Nonostante l’orso sia un animale timido, che normalmente sviluppa un senso di paura nei confronti dell’uomo, non sono tuttavia completamente da escludere gli attacchi, soprattutto nei casi in cui il plantigrado venga colto di sorpresa o senta minacciata la propria incolumità.
In Slovenia, a fronte della popolazione a più alta densità d’Europa insieme a quella rumena, sono registrati 3 casi di aggressione negli ultimi 60 anni.
Va sottolineato comunque che in nessuna parte dell’areale mondiale si sono verificati casi di aggressione nei confronti di giovani e di bambini, probabilmente riconosciuti in tutti i casi dall’orso come assolutamente innocui. Per quanto riguarda le persone adulte, circa il 95% dei casi di scontro uomo-orso sono invece da correlare a comportamenti inopportuni da parte dell’uomo quali ad esempio eccesso di confidenza nei confronti dell’animale o incidenti di caccia.

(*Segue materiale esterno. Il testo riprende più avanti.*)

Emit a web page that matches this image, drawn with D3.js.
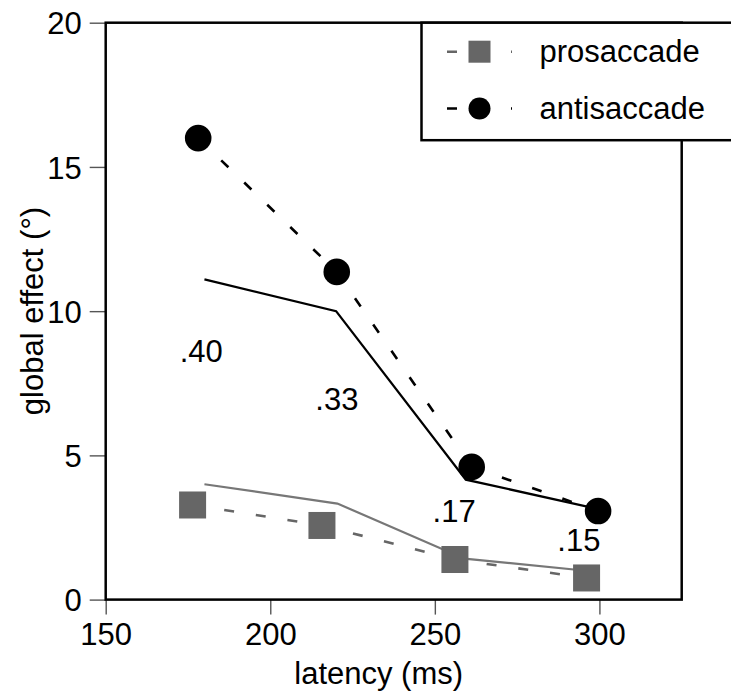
<!DOCTYPE html>
<html>
<head>
<meta charset="utf-8">
<script src="https://cdn.jsdelivr.net/npm/d3@7"></script>
<style>
  body { margin:0; background:#fff; }
  svg text { font-family: "Liberation Sans", Arial, Helvetica, sans-serif; }
</style>
</head>
<body>
<svg></svg>
<script>
// data
var xTicks = [150, 200, 250, 300];
var yTicks = [0, 5, 10, 15, 20];

// markers (dashed connections)
var proLatency  = [176.4, 215.7, 256.1, 296.1];
var proEffect   = [3.28, 2.57, 1.39, 0.75];
var antiLatency = [178.1, 220.2, 261.2, 299.6];
var antiEffect  = [16.0, 11.36, 4.6, 3.07];

// model fits (solid lines)
var proFitLatency  = [180, 220.4, 259, 296];
var proFitEffect   = [4.0, 3.33, 1.42, 1.0];
var antiFitLatency = [180, 220, 259.4, 300];
var antiFitEffect  = [11.1, 10.0, 4.16, 3.13];

// numbers written in the plot
var noteText    = [".40", ".33", ".17", ".15"];
var noteLatency = [172.5, 213.7, 249.3, 287.2];
var noteEffect  = [8.24, 6.56, 2.69, 1.69];

var legendNames = ["prosaccade", "antisaccade"];

var screen = {width:731, height:693};
var margins = {left:105.7, top:22.7, right:49.3, bottom:93.4};
var graph = {
    width: screen.width - margins.left - margins.right,
    height: screen.height - margins.top - margins.bottom
};

var grey = "#666666";
var fontSize = 31;

var svg = d3.select("svg")
    .attr("width", screen.width)
    .attr("height", screen.height);

var xScale = d3.scaleLinear().domain([150, 325]).range([0, graph.width]);
var yScale = d3.scaleLinear().domain([0, 20]).range([graph.height, 0]);

var target = svg.append("g")
    .attr("transform", "translate(" + margins.left + "," + margins.top + ")");

// axes
var yAxis = target.append("g")
    .call(d3.axisLeft(yScale).tickValues(yTicks).tickSize(16).tickPadding(8));
var xAxis = target.append("g")
    .attr("transform", "translate(0," + graph.height + ")")
    .call(d3.axisBottom(xScale).tickValues(xTicks).tickSize(15).tickPadding(8));

[xAxis, yAxis].forEach(function(ax) {
    ax.select(".domain").remove();
    ax.selectAll(".tick line").attr("stroke", "#555").attr("stroke-width", 1.4);
    ax.selectAll(".tick text")
        .attr("font-size", fontSize)
        .attr("fill", "#000")
        .style("font-family", '"Liberation Sans", Arial, sans-serif');
});
yAxis.selectAll(".tick text").attr("dy", "0.36em");
xAxis.selectAll(".tick text").attr("dy", "0.72em");

// frame
target.append("rect")
    .attr("x", 0).attr("y", 0)
    .attr("width", graph.width).attr("height", graph.height)
    .attr("fill", "none").attr("stroke", "#000").attr("stroke-width", 2.5);

var zip = function(xs, ys) {
    return xs.map(function(x, i) { return [x, ys[i]]; });
};
var line = d3.line()
    .x(function(d) { return xScale(d[0]); })
    .y(function(d) { return yScale(d[1]); });

// fitted solid lines
target.append("path")
    .attr("d", line(zip(proFitLatency, proFitEffect)))
    .attr("fill", "none").attr("stroke", "#777").attr("stroke-width", 2.2);
target.append("path")
    .attr("d", line(zip(antiFitLatency, antiFitEffect)))
    .attr("fill", "none").attr("stroke", "#000").attr("stroke-width", 2.3);

// dashed segments, each starting fresh from a marker
var drawDashed = function(pts, color) {
    for (var i = 0; i < pts.length - 1; i++) {
        target.append("path")
            .attr("d", line([pts[i], pts[i + 1]]))
            .attr("fill", "none")
            .attr("stroke", color)
            .attr("stroke-width", 2.6)
            .attr("stroke-dasharray", "10,22");
    }
};
drawDashed(zip(proLatency, proEffect), grey);
drawDashed(zip(antiLatency, antiEffect), "#000");

// markers
target.selectAll("rect.pro")
    .data(zip(proLatency, proEffect))
    .enter()
    .append("rect")
    .attr("class", "pro")
    .attr("x", function(d) { return xScale(d[0]) - 13.5; })
    .attr("y", function(d) { return yScale(d[1]) - 13.5; })
    .attr("width", 27).attr("height", 27)
    .attr("fill", grey);

target.selectAll("circle.anti")
    .data(zip(antiLatency, antiEffect))
    .enter()
    .append("circle")
    .attr("class", "anti")
    .attr("cx", function(d) { return xScale(d[0]); })
    .attr("cy", function(d) { return yScale(d[1]); })
    .attr("r", 13.3)
    .attr("fill", "#000");

// numbers
target.selectAll("text.note")
    .data(noteText)
    .enter()
    .append("text")
    .attr("class", "note")
    .attr("x", function(d, i) { return xScale(noteLatency[i]); })
    .attr("y", function(d, i) { return yScale(noteEffect[i]); })
    .attr("font-size", fontSize)
    .text(function(d) { return d; });

// axis labels
svg.append("text")
    .attr("x", 378.7).attr("y", 684)
    .attr("text-anchor", "middle")
    .attr("font-size", fontSize)
    .text("latency (ms)");

svg.append("text")
    .attr("transform", "translate(42.7,311) rotate(-90)")
    .attr("text-anchor", "middle")
    .attr("font-size", fontSize)
    .text("global effect (°)");

// legend (box runs off the right edge)
var legend = svg.append("g");
legend.append("rect")
    .attr("x", 421.5).attr("y", margins.top)
    .attr("width", 340).attr("height", 117.5)
    .attr("fill", "#fff").attr("stroke", "#000").attr("stroke-width", 2.5);

var legendY = [51.7, 108.5];
legendNames.forEach(function(name, i) {
    var yy = legendY[i];
    var col = i == 0 ? grey : "#000";
    legend.append("line")
        .attr("x1", 447).attr("x2", 512)
        .attr("y1", yy).attr("y2", yy)
        .attr("stroke", col).attr("stroke-width", 2.6)
        .attr("stroke-dasharray", "10,22");
    if (i == 0) {
        legend.append("rect")
            .attr("x", 468.5).attr("y", yy - 11)
            .attr("width", 22).attr("height", 22)
            .attr("fill", grey);
    } else {
        legend.append("circle")
            .attr("cx", 479.5).attr("cy", yy)
            .attr("r", 11).attr("fill", "#000");
    }
    legend.append("text")
        .attr("x", 539.5).attr("y", yy + 10)
        .attr("font-size", fontSize)
        .text(name);
});
</script>
</body>
</html>
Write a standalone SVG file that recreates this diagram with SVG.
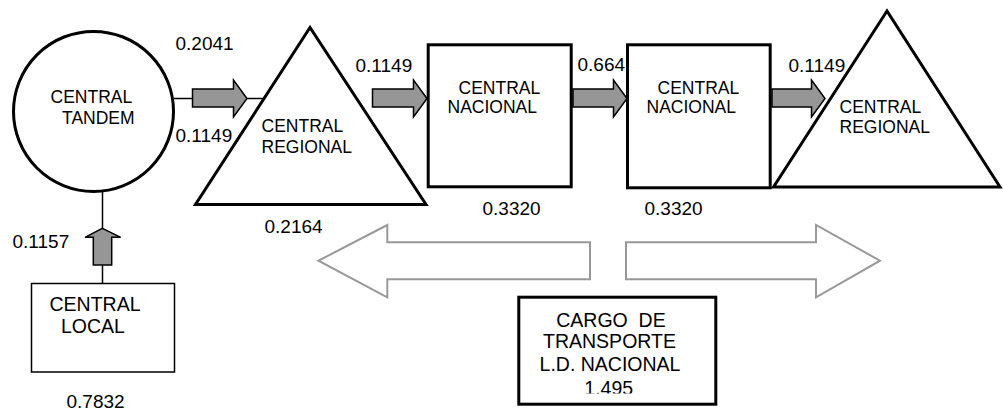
<svg xmlns="http://www.w3.org/2000/svg" width="1003" height="412" viewBox="0 0 1003 412">
<style>
text{font-family:"Liberation Sans",Arial,sans-serif;fill:#000}
.lbl{font-size:17.5px}
.big{font-size:19.5px}
.num{font-size:19px}
.node{fill:#fff;stroke:#000;stroke-width:3}
.thin{fill:#fff;stroke:#000;stroke-width:1.5}
.flow{fill:#969696;stroke:#000;stroke-width:1.5}
.hollow{fill:#fff;stroke:#999;stroke-width:2}
.line{stroke:#000;stroke-width:1.5;fill:none}
</style>
<defs>
<clipPath id="cargoClip"><rect x="517" y="295" width="201" height="98.5"/></clipPath>
</defs>
<rect width="1003" height="412" fill="#fff"/>
<g id="connectors">
<path class="hollow" d="M318.5,260.7 L387.3,225 V242.3 H590 V279.3 H387.3 V297.3 Z"/>
<path class="hollow" d="M626,242.3 H816 V225 L880,260.7 L816,297.3 V279.3 H626 Z"/>
<line class="line" x1="174" y1="98.5" x2="192.5" y2="98.5"/>
<line class="line" x1="247" y1="98.5" x2="263" y2="98.5"/>
<path class="flow" d="M192.5,89 H233.5 V80 L247,98.5 L233.5,117 V107 H192.5 Z"/>
<path class="flow" d="M372.5,89 H413.5 V80 L427,98.5 L413.5,117 V107 H372.5 Z"/>
<path class="flow" d="M573,89 H613.5 V80 L627,98.5 L613.5,117 V107 H573 Z"/>
<path class="flow" d="M772,89 H811.5 V80 L825,98.5 L811.5,117 V107 H772 Z"/>
<line class="line" x1="102.5" y1="192" x2="102.5" y2="229"/>
<line class="line" x1="102.5" y1="265" x2="102.5" y2="283"/>
<path class="flow" d="M93.3,265 V237.3 H85 L102.3,228.3 L120.7,237.3 H111.7 V265 Z"/>
</g>
<g id="tandem">
<circle class="node" cx="93.5" cy="111.4" r="80"/>
<text class="lbl" x="50.5" y="103.3">CENTRAL</text>
<text class="lbl" x="62" y="124">TANDEM</text>
</g>
<g id="regional1">
<polygon class="node" points="310,27.5 195.5,204.5 426,204.5"/>
<text class="lbl" x="261.5" y="132.3">CENTRAL</text>
<text class="lbl" x="261.5" y="153.3">REGIONAL</text>
</g>
<g id="nacional1">
<rect class="node" x="428.2" y="44.8" width="143" height="142"/>
<text class="lbl" x="458.5" y="94.3">CENTRAL</text>
<text class="lbl" x="447.5" y="113.3">NACIONAL</text>
</g>
<g id="nacional2">
<rect class="node" x="627.5" y="44.8" width="142.7" height="143"/>
<text class="lbl" x="657.5" y="94.3">CENTRAL</text>
<text class="lbl" x="646.5" y="113.3">NACIONAL</text>
</g>
<g id="regional2">
<polygon class="node" points="887,11 773.5,187 1000,187"/>
<text class="lbl" x="839.5" y="113.3">CENTRAL</text>
<text class="lbl" x="839.5" y="132.7">REGIONAL</text>
</g>
<g id="local">
<rect class="thin" x="31.5" y="283.5" width="143" height="88.5"/>
<text class="big" x="49.5" y="310.7">CENTRAL</text>
<text class="big" x="61" y="333.3">LOCAL</text>
</g>
<g id="cargo">
<rect class="node" x="518.8" y="297.2" width="197" height="107"/>
<text class="big" x="611" y="326.7" text-anchor="middle" xml:space="preserve">CARGO  DE</text>
<text class="big" x="609.5" y="348.3" text-anchor="middle">TRANSPORTE</text>
<text class="big" x="610" y="370.7" text-anchor="middle">L.D. NACIONAL</text>
<g clip-path="url(#cargoClip)"><text class="big" x="608.7" y="394.5" text-anchor="middle">1.495</text></g>
</g>
<g id="labels">
<text class="num" x="175.5" y="50">0.2041</text>
<text class="num" x="175.5" y="141.7">0.1149</text>
<text class="num" x="355.5" y="71.7">0.1149</text>
<text class="num" x="577.5" y="71">0.664</text>
<text class="num" x="788.5" y="71.7">0.1149</text>
<text class="num" x="264.5" y="233.3">0.2164</text>
<text class="num" x="482.5" y="215">0.3320</text>
<text class="num" x="644.5" y="214.5">0.3320</text>
<text class="num" x="12.5" y="248.3">0.1157</text>
<text class="num" x="66.5" y="407.5">0.7832</text>
</g>
</svg>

Nel complesso quindi, seppure non si possano escludere interazioni rischiose con il plantigrado, l’orso deve essere riconosciuto come un animale molto poco pericoloso, al quale può essere imputata solo una percentuale minima dei possibili incidenti provocati dalla fauna selvatica e più in generale da “fenomeni naturali”.
Il Gruppo di Ricerca e Conservazione dell’Orso Bruno del Parco Naturale Adamello Brenta è stato istituito formalmente dal Parco Naturale Adamello Brenta nel dicembre 2004 per appoggiare, direttamente o indirettamente, la conservazione dell’orso e dell’altra fauna alpina. Idealmente il Gruppo costituisce il proseguimento dell’impegno del Parco nei confronti dell’orso, alla fine del Progetto Life Ursus che ha caratterizzato gli anni tra il 1996 e il 2004. Per facilitare il raggiungimento di una popolazione minima vitale di orsi sulle Alpi Centrali, obiettivo a lungo termine del Progetto stesso, il Gruppo si adopera per l’approfondimento delle conoscenze sulla popolazione del Trentino Occidentale, svolge una costante attività di comunicazione-divulgazione e collabora con gli Enti e le Associazioni interessate al perfezionamento delle strategie di conservazione del plantigrado.